Five Shocking Facts about Arc Flash You Need To Know
When arc flash occurs, it’s always a scary experience. On-site safety is all about minimising risk and identifying hazards, but arc flash can occur at the most unexpected times, making it hard to legislate for the associated injuries and hazards.
And there’s a lot many people don’t know about the real outcrops and impact of arc flash, from the heat produced to the extreme sounds levels produced during an arc flash incident.
Arc Flash Temperatures are Hotter than the Sun
Anyone who has experienced an arc flash first-hand knows that extreme temperatures are a big part of the risk during an incident, but not many people know just how hot an arc flash can get.
Some arc flash incidents can cause associated temperatures over 19,000ºC and, for some reference, this is about four times the surface temperature of the sun. This is why quality arc flash PPE must meet robust safety and regulatory standards because the temperatures present during arc flash exceed the heat levels found in almost all other on-site work.
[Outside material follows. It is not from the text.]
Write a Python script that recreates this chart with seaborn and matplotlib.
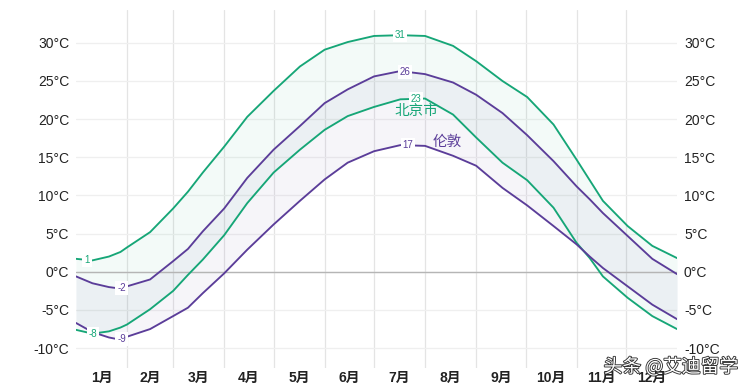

The Sound of an Arc Flash Can Damage Hearing
When arc flash happens, the uncontrolled release of electricity can produce sounds levels that can severely damage the hearing, so it’s important to consider this risk factor for workers undertaking electrical work.
The sound from an arc flash can reach 140db, which is more than loud enough to cause permanent hearing loss. For example, a thunderclap produces 130db, and 140db is about the level of a jet engine during take-off, which shows just how violent and disorienting an arc flash incident can be for a worker.
Arc Flash Produces Molten Metal
Whenever you have incredibly high voltages and metal in the same place, it’s safe to assume some molten metal. However, what makes arc flash even more dangerous than the above factors is the fact that an incident can result in molten metal being propelled up to ten feet from the source of the arc flash.
And this means added risk of burn injuries and damage to other, nearby systems if they’re present.
Blast Pressure is Also a Risk
When an arc flash occurs, and the higher range temperatures we mentioned above are present, this can often result in the vaporisation of materials present at the release of electrical energy.
The outcome is waves of blast pressure that carry enough force to throw workers from their feet.
Arc Flash has Different Causes
There’s no one reason that arc flash occurs and, as such, there’s no way ever fully to mitigate against it happening.
Arc flash can happen because of faulty equipment, a loss of concentration or even something as simple as a rat or mouse that causes energised components to come into contact. The best approach to arc flash safety is to have the right safety practices and the right arc flash-specific PPE in place to offset the potentially disastrous consequences.